Until very recently, transplant centers turned away such people on principle. Doing surgery on a healthy person violates a doctor's professional oath: First, do no harm. "And there was also the concern that these people might be crazy," says Dr. Alan Wilkinson, director of the kidney transplant program at UCLA School of Medicine. "So we were very reluctant to take them."

But the reluctance is dissolving fast. The University of Minnesota established a program for non-directed (i.e., anonymous) kidney donation last year and since has evaluated about 20 donors and performed seven transplants, including the schoolteacher's.
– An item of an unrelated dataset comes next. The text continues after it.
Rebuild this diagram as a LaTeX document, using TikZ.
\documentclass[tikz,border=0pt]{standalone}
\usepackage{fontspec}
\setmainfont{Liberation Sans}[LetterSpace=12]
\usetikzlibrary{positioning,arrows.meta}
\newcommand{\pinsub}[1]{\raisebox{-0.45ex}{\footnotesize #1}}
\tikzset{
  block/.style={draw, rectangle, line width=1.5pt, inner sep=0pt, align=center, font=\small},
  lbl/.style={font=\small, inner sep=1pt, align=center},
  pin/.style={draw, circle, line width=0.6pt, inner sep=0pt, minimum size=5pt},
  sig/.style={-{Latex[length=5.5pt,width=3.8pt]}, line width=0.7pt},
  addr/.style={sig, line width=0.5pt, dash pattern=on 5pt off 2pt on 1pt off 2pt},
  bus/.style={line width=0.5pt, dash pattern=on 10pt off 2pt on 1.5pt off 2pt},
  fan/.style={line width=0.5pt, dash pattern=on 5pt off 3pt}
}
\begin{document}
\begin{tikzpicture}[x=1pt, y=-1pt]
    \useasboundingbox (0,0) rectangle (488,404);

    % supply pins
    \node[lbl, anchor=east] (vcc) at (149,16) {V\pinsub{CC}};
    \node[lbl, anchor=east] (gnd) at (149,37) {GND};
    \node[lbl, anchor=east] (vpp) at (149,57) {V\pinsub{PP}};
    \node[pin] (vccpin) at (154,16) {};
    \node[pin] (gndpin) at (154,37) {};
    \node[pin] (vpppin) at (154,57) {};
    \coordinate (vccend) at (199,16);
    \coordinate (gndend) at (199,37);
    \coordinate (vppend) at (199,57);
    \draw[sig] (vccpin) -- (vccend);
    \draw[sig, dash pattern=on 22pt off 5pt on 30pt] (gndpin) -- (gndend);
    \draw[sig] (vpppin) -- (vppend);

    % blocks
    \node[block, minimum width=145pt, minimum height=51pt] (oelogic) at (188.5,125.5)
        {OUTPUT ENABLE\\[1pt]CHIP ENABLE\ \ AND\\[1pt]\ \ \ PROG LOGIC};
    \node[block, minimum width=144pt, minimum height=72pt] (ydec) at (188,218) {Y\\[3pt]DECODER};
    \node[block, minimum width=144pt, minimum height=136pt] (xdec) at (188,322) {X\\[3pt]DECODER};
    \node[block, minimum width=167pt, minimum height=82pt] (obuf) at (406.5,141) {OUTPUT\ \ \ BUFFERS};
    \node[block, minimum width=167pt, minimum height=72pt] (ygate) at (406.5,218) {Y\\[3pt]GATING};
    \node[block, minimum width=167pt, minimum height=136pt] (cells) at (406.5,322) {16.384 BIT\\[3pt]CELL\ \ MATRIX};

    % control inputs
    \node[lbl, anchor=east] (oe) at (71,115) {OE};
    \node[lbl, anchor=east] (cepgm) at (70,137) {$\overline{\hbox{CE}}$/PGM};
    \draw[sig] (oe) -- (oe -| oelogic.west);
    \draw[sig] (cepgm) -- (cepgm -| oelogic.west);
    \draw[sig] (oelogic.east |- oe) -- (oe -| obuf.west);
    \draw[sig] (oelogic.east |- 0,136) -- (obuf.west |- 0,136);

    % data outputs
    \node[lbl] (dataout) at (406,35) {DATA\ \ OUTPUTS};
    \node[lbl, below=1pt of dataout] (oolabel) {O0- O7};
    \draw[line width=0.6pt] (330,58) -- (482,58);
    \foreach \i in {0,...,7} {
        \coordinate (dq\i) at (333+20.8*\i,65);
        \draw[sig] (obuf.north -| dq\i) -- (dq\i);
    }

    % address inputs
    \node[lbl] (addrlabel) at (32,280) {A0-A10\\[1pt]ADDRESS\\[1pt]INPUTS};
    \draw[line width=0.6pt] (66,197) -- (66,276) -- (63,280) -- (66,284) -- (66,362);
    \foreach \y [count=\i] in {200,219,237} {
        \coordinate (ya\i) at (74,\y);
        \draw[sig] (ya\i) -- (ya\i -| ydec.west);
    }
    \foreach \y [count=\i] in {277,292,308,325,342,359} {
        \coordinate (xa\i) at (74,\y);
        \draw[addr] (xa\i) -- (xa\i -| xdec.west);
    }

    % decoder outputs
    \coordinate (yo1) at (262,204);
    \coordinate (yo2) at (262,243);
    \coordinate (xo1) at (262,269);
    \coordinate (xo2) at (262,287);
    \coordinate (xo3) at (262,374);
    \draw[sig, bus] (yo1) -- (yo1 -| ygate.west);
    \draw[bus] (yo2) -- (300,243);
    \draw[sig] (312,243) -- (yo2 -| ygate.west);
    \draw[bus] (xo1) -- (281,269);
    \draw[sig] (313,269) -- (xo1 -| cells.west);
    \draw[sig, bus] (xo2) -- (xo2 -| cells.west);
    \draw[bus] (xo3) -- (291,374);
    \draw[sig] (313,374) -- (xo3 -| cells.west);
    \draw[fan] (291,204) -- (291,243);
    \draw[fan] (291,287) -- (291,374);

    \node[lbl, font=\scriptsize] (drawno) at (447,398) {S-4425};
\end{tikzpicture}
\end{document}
The Washington Regional Transplantation Consortium, which coordinates transplants in the Washington, D.C., area, now has several people who are willing to donate anonymously.

And doctors at many of the country's top transplant centers are debating the idea of openly welcoming and evaluating Good Samaritan donors.

"I think we'll be surprised at the number of people who come forward," says Wilkinson, who supports such an option at UCLA.

The reasons are simple. Waiting lists for organs swell by the thousands each year, and the supply from cadavers has reached a plateau. In 1999, for instance, fewer than a third of the 44,000 people waiting for a kidney got one, and 2,969 died waiting.

At the same time, doctors have become better at performing and managing transplants. For kidney transplantation, the most common procedure, they now routinely take organs from genetically unrelated donors, such as spouses and friends. Once rare, such living unrelated donors now account for about 15% of kidney transplants from living donors.

Most important, it's now clear that the people who want to donate a kidney anonymously are usually certifiably sane. They're not crazy; they are serious. "Stable, upstanding, usually well-educated people," says Cheryl Jacobs, a social worker in the Minnesota program, "who have a history of giving, who donate blood, who genuinely want to help." Chronic do-gooders, one doctor called them.

In a survey this summer, in fact, the National Kidney Foundation found that almost 25% of American adults would consider giving a kidney to a stranger in need; and investigators at the BC Transplant Society have found similar numbers in British Columbia.

"The number of people who would really do it is nowhere near that high, we think," says Sally Greenwood, a spokeswoman for the BC Transplant Society. "But even if it's just 1%, that could be a highly valuable and untapped pool of organs."

And there's the rub, really: How exactly do you tap such a precious resource without looking greedy? Without looking like a scavenger?

The transplant community has established clear rules determining who gets each organ retrieved from a cadaver. Not so for Good Samaritan organs. The field is wide open.

"We had better be very, very cautious with this group of donors and make sure they are coming to us for purely altruistic reasons," says Dr. John Curtis, medical director of the kidney transplant program at the University of Alabama, Birmingham.

The Operation

A TV program is what got the schoolteacher thinking about donating.

A Vietnam veteran, he had spent years as a Baptist preacher trying to make the world right. But all that praise and giving thanks ultimately got in the way of his only desire, he says: "just to do the right thing, and move on."

And now, in the summer of his 62nd year, here was a TV program showing how a transplant gives people with kidney disease new life; how it frees them from continuous hospital visits to have their blood filtered artificially, and painstakingly, during what's called dialysis. The show also mentioned that kidneys from living donors usually last longer than those from cadavers, causing fewer side effects.

"That was crucial for me. I thought, 'Why wait until I'm dead? I'd rather do it now, when I'm healthy. When the kidney is healthy. When I'm alive.' "

He did some research on the subject first. He learned that 80% to 90% of kidney recipients live at least five years; and that due to improved drug therapies that help the body accept new tissue, the organ may function fine for well over 20 years. Dialysis extends people's lives as well, but usually not by as many years.